Written problem:
Gather every line from the entries below that includes "document".

Stored data entries:
==*==

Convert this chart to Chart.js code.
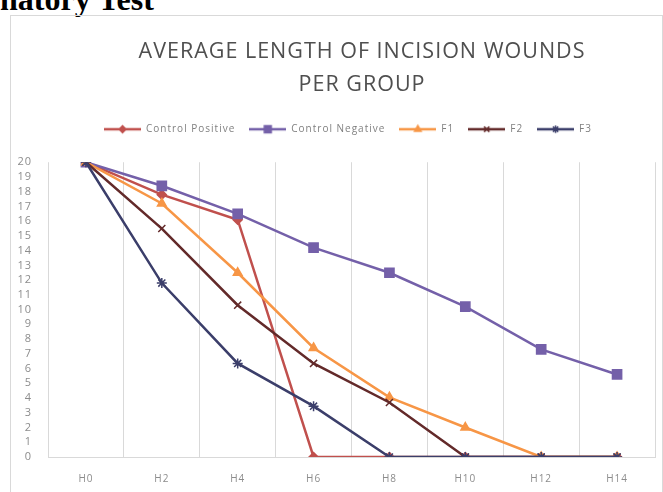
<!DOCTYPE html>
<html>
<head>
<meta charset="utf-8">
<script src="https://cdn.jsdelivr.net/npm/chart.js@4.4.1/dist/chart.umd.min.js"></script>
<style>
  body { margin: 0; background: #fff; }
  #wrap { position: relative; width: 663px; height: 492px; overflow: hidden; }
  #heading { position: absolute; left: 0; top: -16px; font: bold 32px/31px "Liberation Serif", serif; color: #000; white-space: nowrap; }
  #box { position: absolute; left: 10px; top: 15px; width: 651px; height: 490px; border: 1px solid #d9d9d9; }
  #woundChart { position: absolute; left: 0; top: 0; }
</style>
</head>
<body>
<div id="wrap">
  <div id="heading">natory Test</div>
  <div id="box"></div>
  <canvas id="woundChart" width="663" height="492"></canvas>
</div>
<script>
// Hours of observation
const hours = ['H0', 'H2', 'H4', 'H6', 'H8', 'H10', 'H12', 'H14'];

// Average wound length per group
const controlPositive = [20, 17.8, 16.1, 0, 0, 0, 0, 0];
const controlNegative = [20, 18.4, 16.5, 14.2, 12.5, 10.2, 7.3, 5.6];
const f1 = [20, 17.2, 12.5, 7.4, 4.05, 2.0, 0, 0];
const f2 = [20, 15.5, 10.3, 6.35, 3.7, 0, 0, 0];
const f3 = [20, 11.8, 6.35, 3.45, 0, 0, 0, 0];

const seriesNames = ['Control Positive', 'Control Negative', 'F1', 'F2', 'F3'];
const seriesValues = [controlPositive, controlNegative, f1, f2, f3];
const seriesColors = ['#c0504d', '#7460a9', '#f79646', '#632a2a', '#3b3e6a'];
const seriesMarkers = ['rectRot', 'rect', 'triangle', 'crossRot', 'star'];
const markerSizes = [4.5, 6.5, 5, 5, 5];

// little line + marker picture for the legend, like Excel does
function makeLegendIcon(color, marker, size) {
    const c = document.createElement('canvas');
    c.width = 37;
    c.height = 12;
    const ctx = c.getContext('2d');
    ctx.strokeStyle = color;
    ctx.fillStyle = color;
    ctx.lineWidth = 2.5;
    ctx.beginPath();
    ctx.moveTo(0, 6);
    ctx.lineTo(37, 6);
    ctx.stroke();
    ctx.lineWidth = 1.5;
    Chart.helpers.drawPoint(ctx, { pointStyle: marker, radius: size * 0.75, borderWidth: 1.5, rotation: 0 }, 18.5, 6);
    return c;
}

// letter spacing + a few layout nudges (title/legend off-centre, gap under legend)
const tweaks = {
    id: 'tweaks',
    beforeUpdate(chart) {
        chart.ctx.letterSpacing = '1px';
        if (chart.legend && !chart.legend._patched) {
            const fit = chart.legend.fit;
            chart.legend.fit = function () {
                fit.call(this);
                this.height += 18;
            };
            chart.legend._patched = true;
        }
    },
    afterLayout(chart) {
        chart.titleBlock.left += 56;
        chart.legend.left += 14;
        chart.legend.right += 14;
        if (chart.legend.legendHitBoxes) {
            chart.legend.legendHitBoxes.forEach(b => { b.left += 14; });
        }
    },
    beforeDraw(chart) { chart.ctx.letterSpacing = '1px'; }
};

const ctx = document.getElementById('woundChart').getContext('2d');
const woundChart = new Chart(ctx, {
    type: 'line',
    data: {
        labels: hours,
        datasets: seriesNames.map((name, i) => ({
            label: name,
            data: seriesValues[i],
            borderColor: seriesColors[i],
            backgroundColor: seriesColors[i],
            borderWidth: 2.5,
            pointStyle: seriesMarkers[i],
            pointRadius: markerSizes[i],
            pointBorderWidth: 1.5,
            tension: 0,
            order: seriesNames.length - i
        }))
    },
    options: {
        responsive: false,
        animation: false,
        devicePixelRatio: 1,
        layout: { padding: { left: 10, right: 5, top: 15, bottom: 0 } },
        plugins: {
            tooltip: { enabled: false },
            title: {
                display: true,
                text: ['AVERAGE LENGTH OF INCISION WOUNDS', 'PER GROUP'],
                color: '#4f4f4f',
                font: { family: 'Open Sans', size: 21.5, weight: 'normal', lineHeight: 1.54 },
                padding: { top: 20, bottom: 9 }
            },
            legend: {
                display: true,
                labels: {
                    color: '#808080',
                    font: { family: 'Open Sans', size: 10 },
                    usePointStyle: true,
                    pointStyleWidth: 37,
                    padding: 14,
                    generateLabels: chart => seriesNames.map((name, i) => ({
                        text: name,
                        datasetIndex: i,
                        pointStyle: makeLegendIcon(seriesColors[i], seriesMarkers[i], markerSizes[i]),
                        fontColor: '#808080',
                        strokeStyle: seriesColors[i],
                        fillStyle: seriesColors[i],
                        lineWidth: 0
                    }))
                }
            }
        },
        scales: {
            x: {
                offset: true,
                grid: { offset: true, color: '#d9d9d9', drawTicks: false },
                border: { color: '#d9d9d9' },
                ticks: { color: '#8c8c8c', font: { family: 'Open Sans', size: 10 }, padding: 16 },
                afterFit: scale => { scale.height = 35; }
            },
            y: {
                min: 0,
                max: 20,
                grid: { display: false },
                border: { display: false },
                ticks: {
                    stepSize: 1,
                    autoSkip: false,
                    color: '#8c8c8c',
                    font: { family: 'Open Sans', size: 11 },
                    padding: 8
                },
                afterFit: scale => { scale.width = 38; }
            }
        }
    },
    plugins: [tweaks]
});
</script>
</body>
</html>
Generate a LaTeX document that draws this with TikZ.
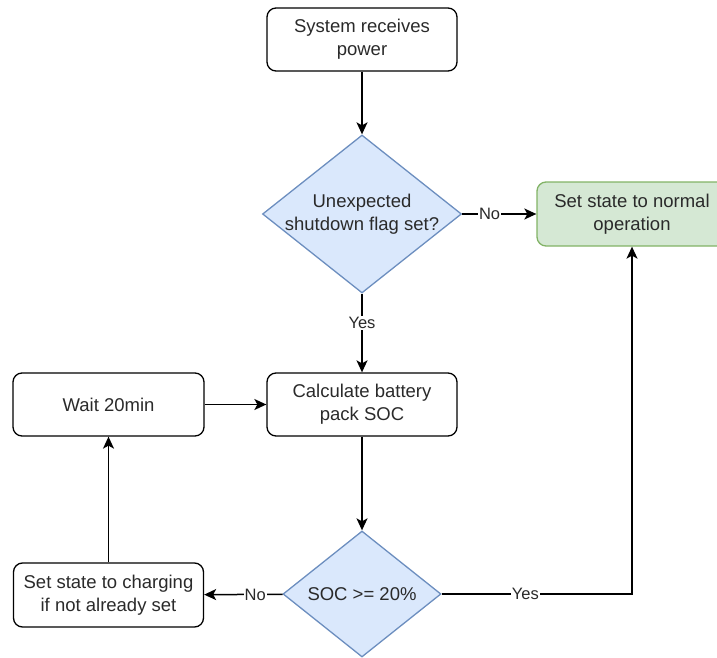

==*==

Final result:
    const c = document.createElement('canvas');
const ctx = document.getElementById('woundChart').getContext('2d');
Generate a LaTeX document that draws this with TikZ.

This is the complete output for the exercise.